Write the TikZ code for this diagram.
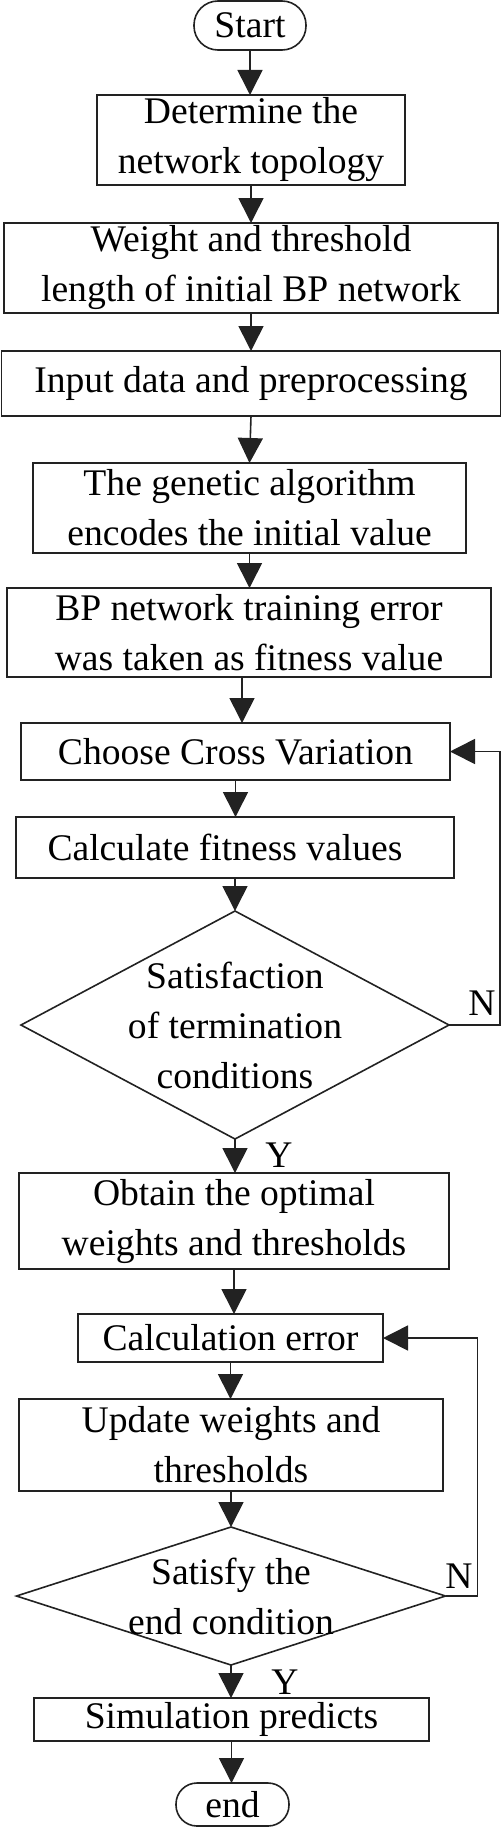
\documentclass[tikz,border=0pt]{standalone}
\usepackage{fontspec}
\setmainfont{Liberation Serif}
\usetikzlibrary{shapes.geometric,arrows.meta}
\definecolor{ink}{HTML}{222222}
\begin{document}
\begin{tikzpicture}[x=1pt,y=-1pt,
  every node/.style={font=\fontsize{37.6}{50}\selectfont, text=black, inner sep=0pt, outer sep=0pt},
  box/.style={draw=ink, line width=1.6pt, rectangle, align=center},
  term/.style={draw=ink, line width=1.6pt, rectangle},
  dec/.style={draw=ink, line width=1.6pt, diamond, inner sep=0pt},
  arr/.style={draw=ink, line width=1.6pt, -{Triangle[width=25pt,length=25pt]}}
]
\useasboundingbox (0,0) rectangle (502,1828);

\node[term, rounded corners=24pt, minimum width=112pt, minimum height=49pt] (start) at (250,25.5) {Start};
\node[box, minimum width=308pt, minimum height=90pt] (b1) at (251,140) {Determine the\\network topology};
\node[box, minimum width=494pt, minimum height=90pt] (b2) at (251,268) {Weight and threshold\\length of initial BP network};
\node[box, minimum width=499pt, minimum height=65pt] (b3) at (251,383.5) {Input data and preprocessing};
\node[box, minimum width=433pt, minimum height=90pt] (b4) at (249.5,508) {The genetic algorithm\\encodes the initial value};
\node[box, minimum width=484pt, minimum height=89pt] (b5) at (249,632.5) {BP network training error\\was taken as fitness value};
\node[box, minimum width=429pt, minimum height=57pt] (b6) at (235.5,751.5) {Choose Cross Variation};
\node[box, minimum width=438pt, minimum height=61pt] (b7) at (235,847.5) {\hspace*{-20pt}Calculate fitness values};
\node[dec, minimum width=428pt, minimum height=228pt,
  label={[align=center]center:Satisfaction\\of termination\\conditions}] (d1) at (235,1025) {};
\node[box, minimum width=430pt, minimum height=96pt] (b8) at (234,1221) {Obtain the optimal\\weights and thresholds};
\node[box, minimum width=305pt, minimum height=48pt] (b9) at (230.5,1338) {Calculation error};
\node[box, minimum width=424pt, minimum height=92pt] (b10) at (231,1445) {Update weights and\\thresholds};
\node[dec, minimum width=429pt, minimum height=138pt,
  label={[align=center]center:Satisfy the\\end condition}] (d2) at (231,1596) {};
\node[box, minimum width=395pt, minimum height=43pt] (b11) at (231.5,1719.5) {Simulation predicts};
\node[term, rounded corners=21pt, minimum width=113pt, minimum height=43pt] (end) at (232.5,1804.5) {end};

\node (n1) at (482,1003) {N};
\node (n2) at (459,1576) {N};
\node (y1) at (279,1155) {Y};
\node (y2) at (285,1682) {Y};

\draw[arr] (start.south) -- (start.south |- b1.north);
\draw[arr] (b1.south) -- (b1.south |- b2.north);
\draw[arr] (b2.south) -- (b2.south |- b3.north);
\draw[arr] (b3.south) -- (b4.north);
\draw[arr] (b4.south) -- (b4.south |- b5.north);
\draw[arr] ([xshift=-7pt]b5.south) -- ([xshift=-7pt]b5.south |- b6.north);
\draw[arr] (b6.south) -- (b6.south |- b7.north);
\draw[arr] (b7.south) -- (d1.north);
\draw[arr] (d1.south) -- (d1.south |- b8.north);
\draw[arr] (b8.south) -- (b8.south |- b9.north);
\draw[arr] (b9.south) -- (b9.south |- b10.north);
\draw[arr] (b10.south) -- (d2.north);
\draw[arr] (d2.south) -- (d2.south |- b11.north);
\draw[arr] (b11.south) -- (b11.south |- end.north);

\draw[arr] (d1.east) -- ++(51,0) |- (b6.east);
\draw[arr] (d2.east) -- ++(32,0) |- (b9.east);
\end{tikzpicture}
\end{document}
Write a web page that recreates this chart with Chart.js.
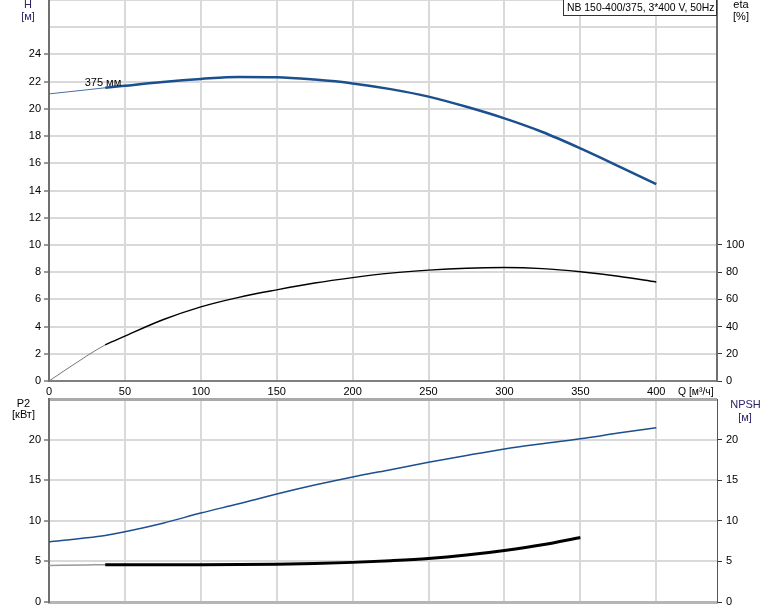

**DIRECTIONS FOR THIS TASK**
Pictures do not belong in the copy. Repeat only the lines from the top of the records through the line containing "(0,0) rectangle (502,1828);".

**SOLUTION BELOW**
Write the TikZ code for this diagram.
\documentclass[tikz,border=0pt]{standalone}
\usepackage{fontspec}
\setmainfont{Liberation Serif}
\usetikzlibrary{shapes.geometric,arrows.meta}
\definecolor{ink}{HTML}{222222}
\begin{document}
\begin{tikzpicture}[x=1pt,y=-1pt,
  every node/.style={font=\fontsize{37.6}{50}\selectfont, text=black, inner sep=0pt, outer sep=0pt},
  box/.style={draw=ink, line width=1.6pt, rectangle, align=center},
  term/.style={draw=ink, line width=1.6pt, rectangle},
  dec/.style={draw=ink, line width=1.6pt, diamond, inner sep=0pt},
  arr/.style={draw=ink, line width=1.6pt, -{Triangle[width=25pt,length=25pt]}}
]
\useasboundingbox (0,0) rectangle (502,1828);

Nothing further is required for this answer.